Она ставит бутылку на стол. В голове проносятся мысли: «На тебя это не похоже. Наверное, у тебя был плохой день», но она отметает их и с улыбкой произносит:
— Платье почти готово. Хочешь, я примерю, а ты посмотришь?
— Да.
Она подхватывает платье в охапку и спешит в Колину комнату.
— Почему бы тебе не переодеться здесь?
— Тогда не получится сюрприза.
— Но мне нравится смотреть, как ты раздеваешься.
— Знаю, что нравится. Допивай свою водку, я выйду через минуту.

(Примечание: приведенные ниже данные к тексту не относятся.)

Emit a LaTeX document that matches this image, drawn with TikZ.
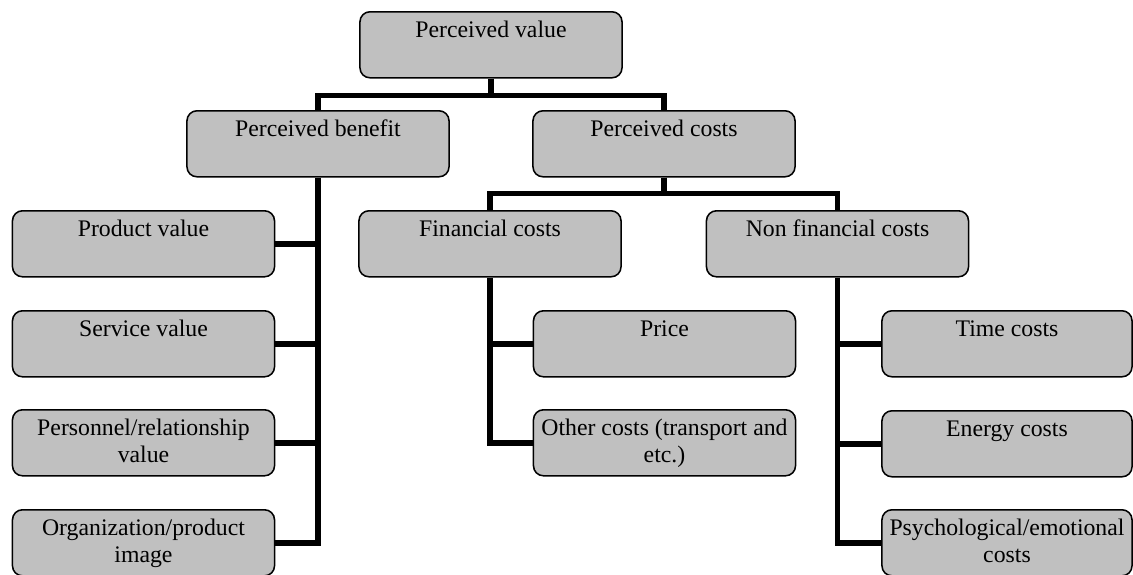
\documentclass[tikz,border=0pt]{standalone}
\usepackage{fontspec}
\setmainfont{Liberation Serif}

\definecolor{boxgray}{RGB}{192,192,192}

\tikzset{
  box/.style={draw, line width=1.1pt, rounded corners=0.25cm, fill=boxgray,
    anchor=north, minimum width=6.55cm, inner xsep=0pt, inner ysep=0pt,
    text height=0.65cm, text depth=1.0cm, align=center,
    font=\fontsize{16.9}{19}\selectfont},
  twoline/.style={text height=1.317cm, text depth=0.333cm},
  narrowbox/.style={minimum width=6.25cm}
}

\begin{document}
\begin{tikzpicture}[x=0.025cm,y=-0.025cm]
      \useasboundingbox (0,0) rectangle (1133,574);

      \begin{scope}[every node/.style={box}]
        \node (pv)     at (491,11)    {Perceived value};
        \node (pb)     at (318,110)   {Perceived benefit};
        \node (pc)     at (664,110)   {Perceived costs};
        \node (prod)   at (143.5,210) {Product value};
        \node (serv)   at (143.5,310) {Service value};
        \node[twoline] (pers)  at (143.5,409) {Personnel/relationship\\value};
        \node[twoline] (org)   at (143.5,509) {Organization/product\\image};
        \node (fc)     at (490,210)   {Financial costs};
        \node (nfc)    at (837.5,210) {Non financial costs};
        \node (price)  at (664.5,310) {Price};
        \node[twoline] (other) at (664.5,409) {Other costs (transport and\\etc.)};
        \node[narrowbox] (time)   at (1007,310) {Time costs};
        \node[narrowbox] (energy) at (1007,410) {Energy costs};
        \node[narrowbox,twoline] (psych) at (1007,509) {Psychological/emotional\\costs};
      \end{scope}


      \begin{scope}[every path/.style={draw,line width=4pt}]
        \path (pv.south) -- ++(0,17) -| (pb.north);
        \path (pv.south) -- ++(0,17) -| (pc.north);
        \path (pb.south) |- (org.east);
        \foreach \n in {prod,serv,pers}
          \path (pb.south |- \n.east) -- (\n.east);
        \path (pc.south) -- ++(0,16) -| (fc.north);
        \path (pc.south) -- ++(0,16) -| (nfc.north);
        \path (fc.south) |- (other.west);
        \path (fc.south |- price.west) -- (price.west);
        \path (nfc.south) |- (psych.west);
        \foreach \n in {time,energy}
          \path (nfc.south |- \n.west) -- (\n.west);
      \end{scope}

    \end{tikzpicture}
\end{document}
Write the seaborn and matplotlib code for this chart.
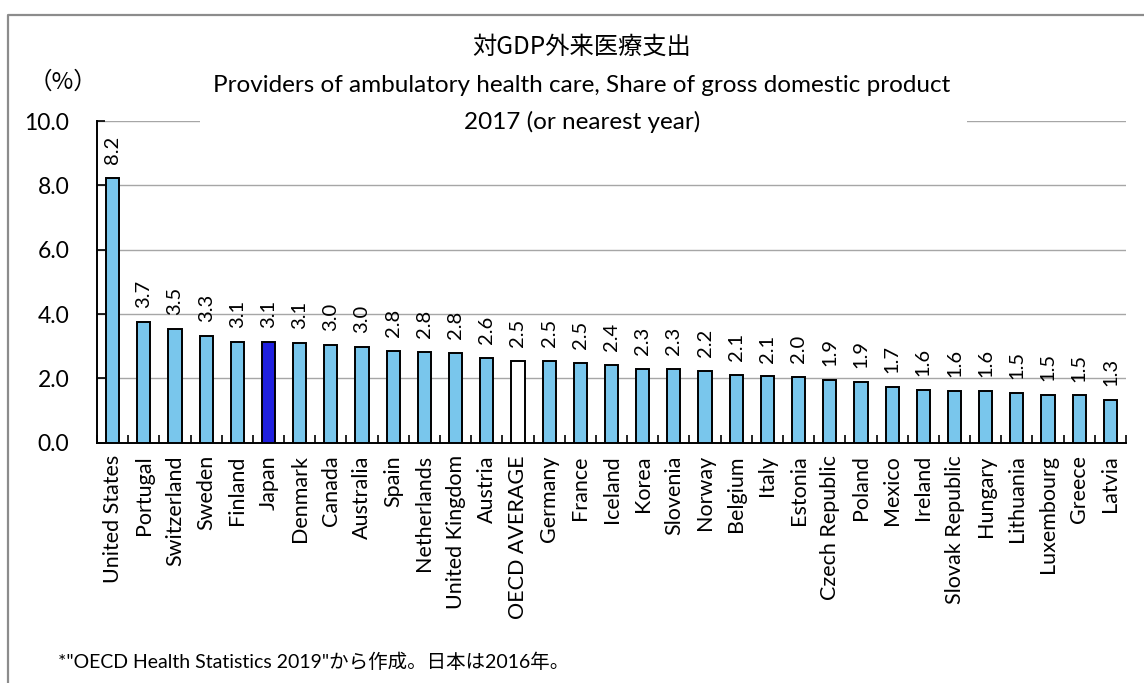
import matplotlib
matplotlib.use("Agg")
import matplotlib.pyplot as plt
import seaborn as sns
import numpy as np
from matplotlib.lines import Line2D
from matplotlib.patches import Rectangle
from matplotlib.ticker import FixedLocator

# ---------------- data ----------------
countries = ["United States", "Portugal", "Switzerland", "Sweden", "Finland", "Japan",
             "Denmark", "Canada", "Australia", "Spain", "Netherlands", "United Kingdom",
             "Austria", "OECD AVERAGE", "Germany", "France", "Iceland", "Korea",
             "Slovenia", "Norway", "Belgium", "Italy", "Estonia", "Czech Republic",
             "Poland", "Mexico", "Ireland", "Slovak Republic", "Hungary", "Lithuania",
             "Luxembourg", "Greece", "Latvia"]
values = [8.22, 3.74, 3.54, 3.31, 3.12, 3.12,
          3.11, 3.04, 2.98, 2.84, 2.82, 2.80,
          2.64, 2.54, 2.53, 2.49, 2.43, 2.30,
          2.29, 2.22, 2.11, 2.06, 2.04, 1.94,
          1.90, 1.72, 1.64, 1.62, 1.61, 1.54,
          1.48, 1.47, 1.34]
yticks = [0.0, 2.0, 4.0, 6.0, 8.0, 10.0]

title_jp = "対GDP外来医療支出"
title_en = "Providers of ambulatory health care, Share of gross domestic product"
title_yr = "2017 (or nearest year)"
unit_label = "（%）"
footnote = '*"OECD Health Statistics 2019"から作成。日本は2016年。'

# ---------------- style ----------------
sns.set_theme(style="white")
plt.rcParams['font.family'] = ['Lato', 'Noto Sans CJK JP', 'DejaVu Sans']
plt.rcParams['text.color'] = 'black'
plt.rcParams['xtick.color'] = 'black'
plt.rcParams['ytick.color'] = 'black'

base_color = "#66CCFF"
palette = {c: base_color for c in countries}
palette["Japan"] = "#0000FF"
palette["OECD AVERAGE"] = "#FFFFFF"

W, H = 1144, 683
fig = plt.figure(figsize=(W / 100, H / 100), dpi=100)
fig.patch.set_facecolor("white")

ax_l, ax_r, ax_top, ax_bot = 97, 1126, 121, 442.7
ax = fig.add_axes([ax_l / W, (H - ax_bot) / H, (ax_r - ax_l) / W, (ax_bot - ax_top) / H])

sns.barplot(x=countries, y=values, hue=countries, palette=palette, legend=False,
            width=0.42, edgecolor="black", linewidth=1.4, ax=ax, zorder=3)

ax.set_xlim(-0.5, len(countries) - 0.5)
ax.set_ylim(0, 10)
ax.yaxis.set_major_locator(FixedLocator(yticks))
ax.set_yticklabels([f"{t:.1f}" for t in yticks], fontsize=16.5, color="black")
ax.grid(axis="y", color="#A6A6A6", linewidth=1.0, zorder=0)
ax.set_axisbelow(True)
ax.grid(axis="x", visible=False)

for s in ["top", "right"]:
    ax.spines[s].set_visible(False)
for s in ["left", "bottom"]:
    ax.spines[s].set_color("black")
    ax.spines[s].set_linewidth(1.4)

ax.tick_params(axis="y", direction="in", length=6, width=1.2, color="black", pad=20,
               left=True)
ax.set_xticks(range(len(countries)))
ax.set_xticklabels(countries, rotation=90, fontsize=15.5, color="black")
ax.tick_params(axis="x", which="major", length=0, pad=9)
ax.xaxis.set_minor_locator(FixedLocator(np.arange(-0.5, len(countries), 1.0)))
ax.tick_params(axis="x", which="minor", direction="in", length=5.5, width=1.2,
               color="black", bottom=True)
ax.set_xlabel("")
ax.set_ylabel("")

for cont in ax.containers:
    ax.bar_label(cont, fmt="%.1f", rotation=90, padding=10, fontsize=14.5, color="black")

# white box behind title (hides part of top gridline)
fig.patches.append(Rectangle((200 / W, (H - 135) / H), (967 - 200) / W, 105 / H,
                             transform=fig.transFigure, facecolor="white",
                             edgecolor="none", zorder=2))

cx = 582 / W
fig.text(cx, 1 - 47 / H, title_jp, ha="center", va="center", fontsize=17.5,
         family=['Noto Sans CJK JP'], zorder=5)
fig.text(cx, 1 - 86 / H, title_en, ha="center", va="center", fontsize=17.5, zorder=5)
fig.text(cx, 1 - 122 / H, title_yr, ha="center", va="center", fontsize=17.5, zorder=5)
fig.text(63 / W, 1 - 82 / H, unit_label, ha="center", va="center", fontsize=17,
         family=['Noto Sans CJK JP'], zorder=5)
fig.text(58 / W, 1 - 662 / H, footnote, ha="left", va="center", fontsize=14,
         family=['Lato', 'Noto Sans CJK JP'], zorder=5)

# outer frame (top and left only visible)
fig.lines.append(Line2D([8 / W, 8 / W, 1.0], [0.0, 1 - 15 / H, 1 - 15 / H],
                        transform=fig.transFigure, color="#8C8C8C", linewidth=1.6))

fig.savefig("out.png", dpi=100, facecolor="white")
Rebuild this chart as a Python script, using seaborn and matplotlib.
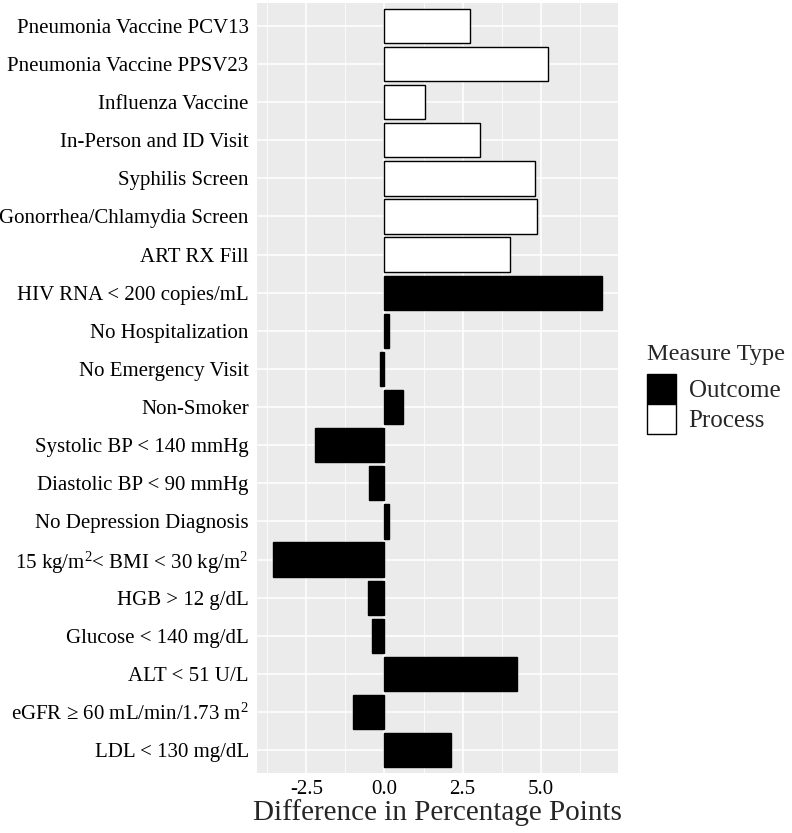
import matplotlib
matplotlib.use("Agg")
import matplotlib.pyplot as plt
from matplotlib.patches import Patch
from matplotlib.ticker import FixedLocator
import numpy as np
import pandas as pd
import seaborn as sns

measures = [
    "Pneumonia Vaccine PCV13",
    "Pneumonia Vaccine PPSV23",
    "Influenza Vaccine",
    "In-Person and ID Visit",
    "Syphilis Screen",
    "Gonorrhea/Chlamydia Screen",
    "ART RX Fill",
    "HIV RNA < 200 copies/mL",
    "No Hospitalization",
    "No Emergency Visit",
    "Non-Smoker",
    "Systolic BP < 140 mmHg",
    "Diastolic BP < 90 mmHg",
    "No Depression Diagnosis",
    "15 kg/m$\\mathregular{^2}$< BMI < 30 kg/m$\\mathregular{^2}$",
    "HGB > 12 g/dL",
    "Glucose < 140 mg/dL",
    "ALT < 51 U/L",
    "eGFR ≥ 60 mL/min/1.73 m$\\mathregular{^2}$",
    "LDL < 130 mg/dL",
]
diffs = [2.72, 5.23, 1.28, 3.06, 4.81, 4.89, 4.02, 6.94, 0.16, -0.14,
         0.59, -2.22, -0.48, 0.14, -3.55, -0.54, -0.41, 4.23, -1.01, 2.13]
types = ["Process"] * 7 + ["Outcome"] * 13
type_colors = {"Outcome": "black", "Process": "white"}
x_ticks = [-2.5, 0.0, 2.5, 5.0]
x_minor = [-3.75, -1.25, 1.25, 3.75, 6.25]

df = pd.DataFrame({"measure": measures, "diff": diffs, "type": types})

sns.set_style("darkgrid")
plt.rcParams['font.family'] = ['Liberation Serif', 'DejaVu Serif']
plt.rcParams['mathtext.fontset'] = 'custom'
plt.rcParams['mathtext.rm'] = 'Liberation Serif'

fig = plt.figure(figsize=(7.92, 8.33), dpi=100, facecolor='white')
ax = fig.add_axes([257 / 792, (833 - 773) / 833, (618 - 257) / 792, 770 / 833])
ax.set_facecolor('#EBEBEB')

sns.barplot(data=df, y="measure", x="diff", hue="type", palette=type_colors,
            order=measures, dodge=False, width=0.9, edgecolor='black',
            linewidth=1.0, legend=False, ax=ax, zorder=3)

# ggplot-style 5% expansion around the data range (incl. zero)
lo, hi = min(0, df["diff"].min()), max(0, df["diff"].max())
pad = 0.05 * (hi - lo)
ax.set_xlim(lo - pad, hi + pad)
ax.set_ylim(len(measures) - 0.4, -0.6)

ax.xaxis.set_major_locator(FixedLocator(x_ticks))
ax.xaxis.set_minor_locator(FixedLocator(x_minor))
ax.set_xticklabels([f"{t:.1f}" for t in x_ticks])
ax.grid(which='major', color='white', linewidth=1.1, zorder=0)
ax.grid(which='minor', axis='x', color='white', linewidth=0.55, zorder=0)
ax.set_axisbelow(True)
for s in ax.spines.values():
    s.set_visible(False)

ax.tick_params(axis='both', which='major', length=3, width=0.8, color='#333333',
               labelsize=15, labelcolor='black')
ax.tick_params(axis='y', pad=3)
ax.tick_params(axis='x', pad=2)
ax.tick_params(axis='x', which='minor', length=0)
ax.set_ylabel("")
ax.set_xlabel("Difference in Percentage Points", fontsize=21, labelpad=0)

handles = [Patch(facecolor=type_colors[t], edgecolor='black', linewidth=1.0)
           for t in ["Outcome", "Process"]]
leg = fig.legend(handles, ["Outcome", "Process"], title="Measure Type",
                 loc='center left', bbox_to_anchor=(647 / 792, (833 - 389) / 833),
                 frameon=False, fontsize=18, title_fontsize=17.5,
                 handlelength=1.16, handleheight=1.47, labelspacing=0.0,
                 handletextpad=0.5, borderpad=0, borderaxespad=0,
                 alignment='left')
leg._legend_box.sep = 6  # gap between title and keys

plt.savefig("out.png", dpi=100)
plt.close()
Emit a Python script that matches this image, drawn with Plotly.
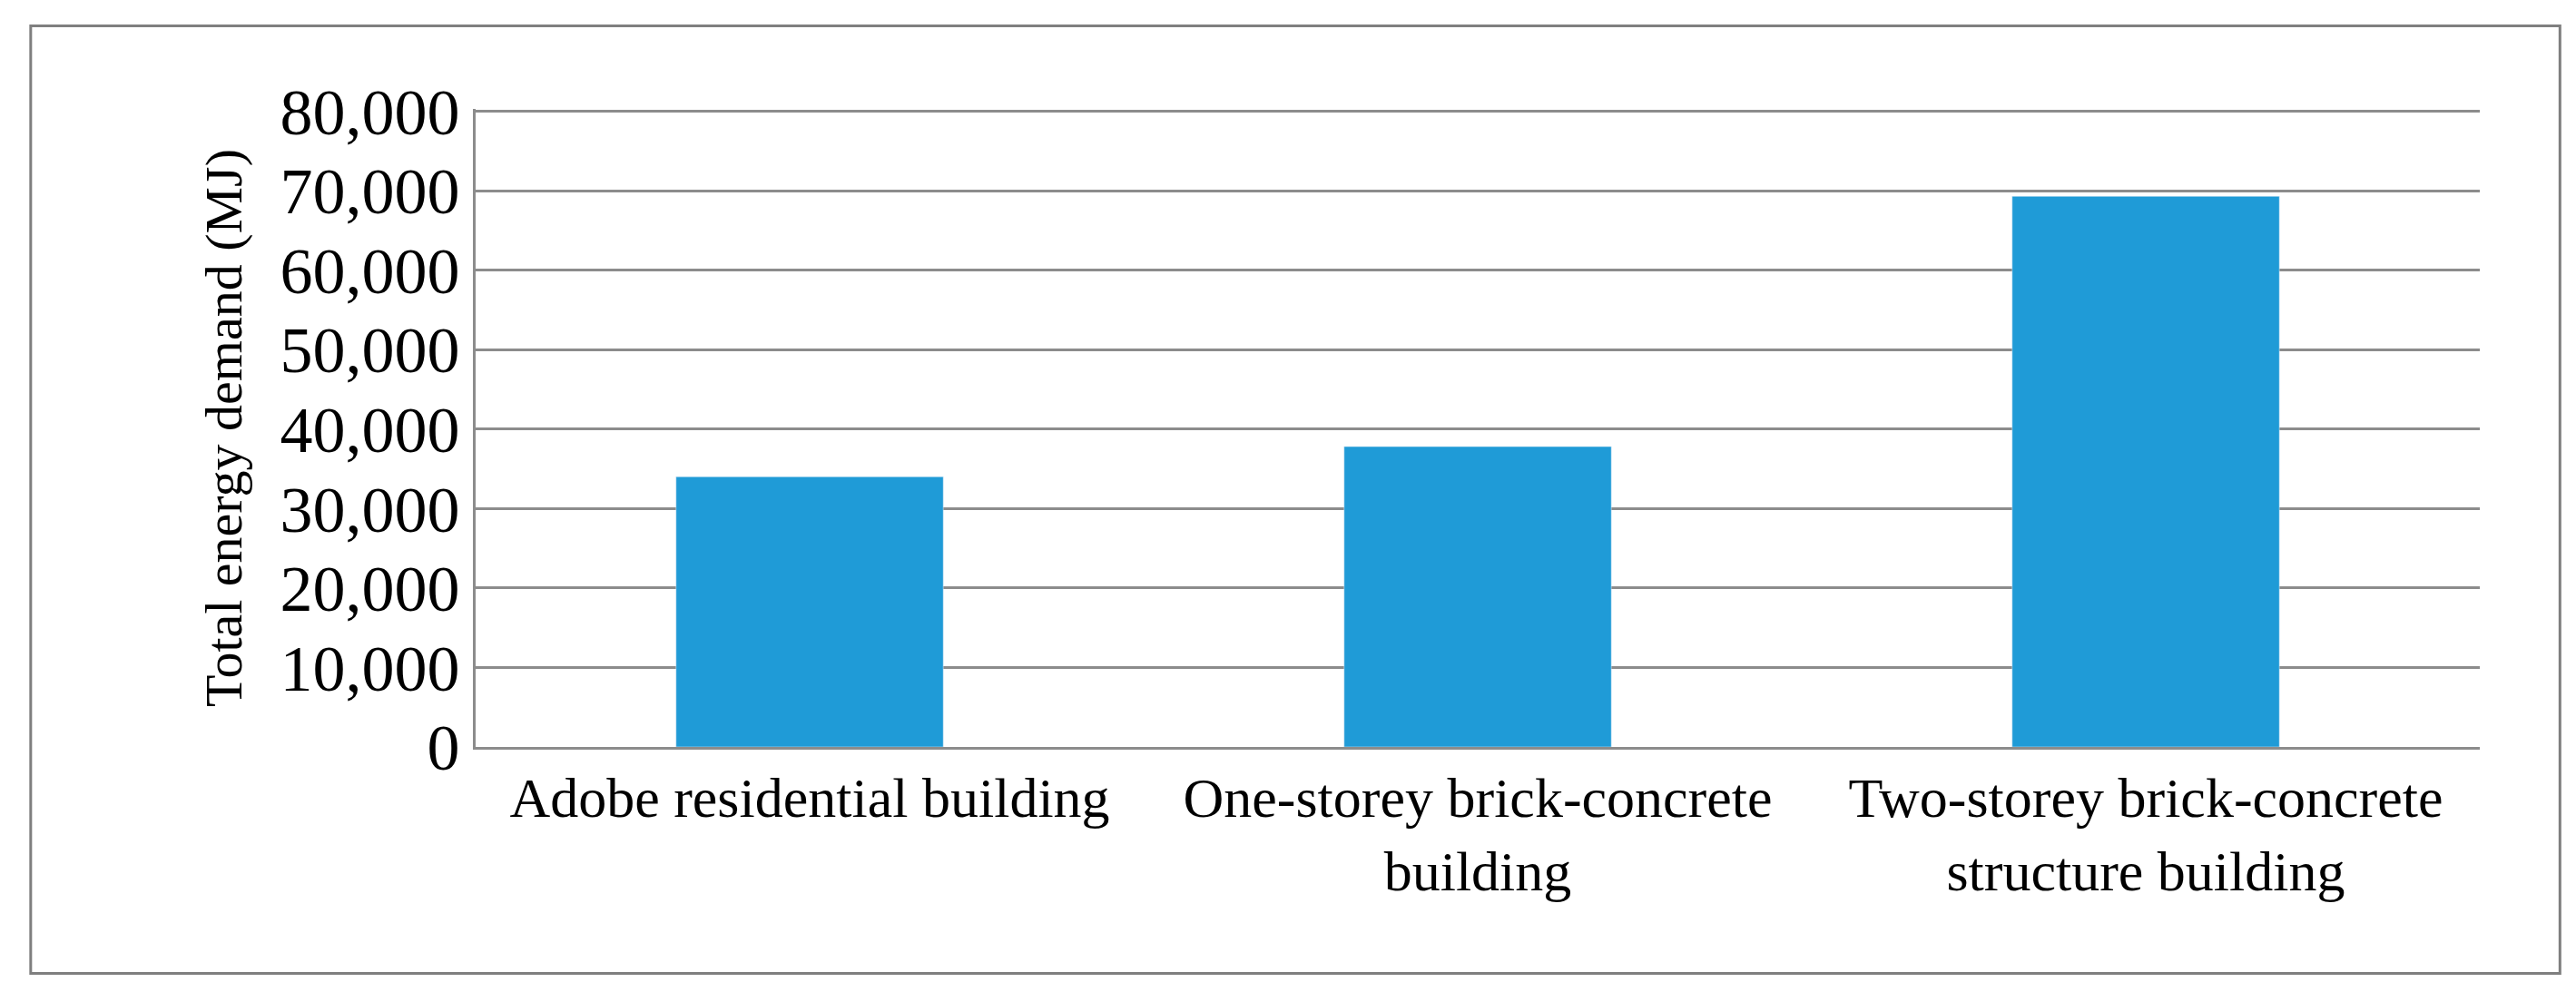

Ткань все еще пахнет новым текстилем, хотя столько лет пролежала в чемодане. Она стягивает с себя юбку и свитерок, осторожно продевает голову и руки и втискивается в платье. На секунду ее охватывает паника: платье вышло слишком узким, но Аня тут же понимает, что оно просто перекрутилось в талии. Она тщательно расправляет его. Верх плотно облегает фигуру и подчеркивает талию, а юбка достаточно пышная, как она и надеялась. Она покачивает бедрами из стороны в сторону, и юбка раздувается колоколом. Превосходно! Аня пальцами взбивает волосы. К нему обязательно нужна нижняя юбка, яркая помада, тонкие чулки и туфли на высоком каблуке. Но ничего страшного, общая идея Андрюше и так будет ясна.
Ткань приятно скользит по ногам, пока она идет к двери.
— Ну вот. Как тебе мое платье?
Он поднимает стакан, жестом показывая, что пьет за нее, выпивает и говорит:
— Чудесное! Ты выглядишь чудесно. Иди сюда.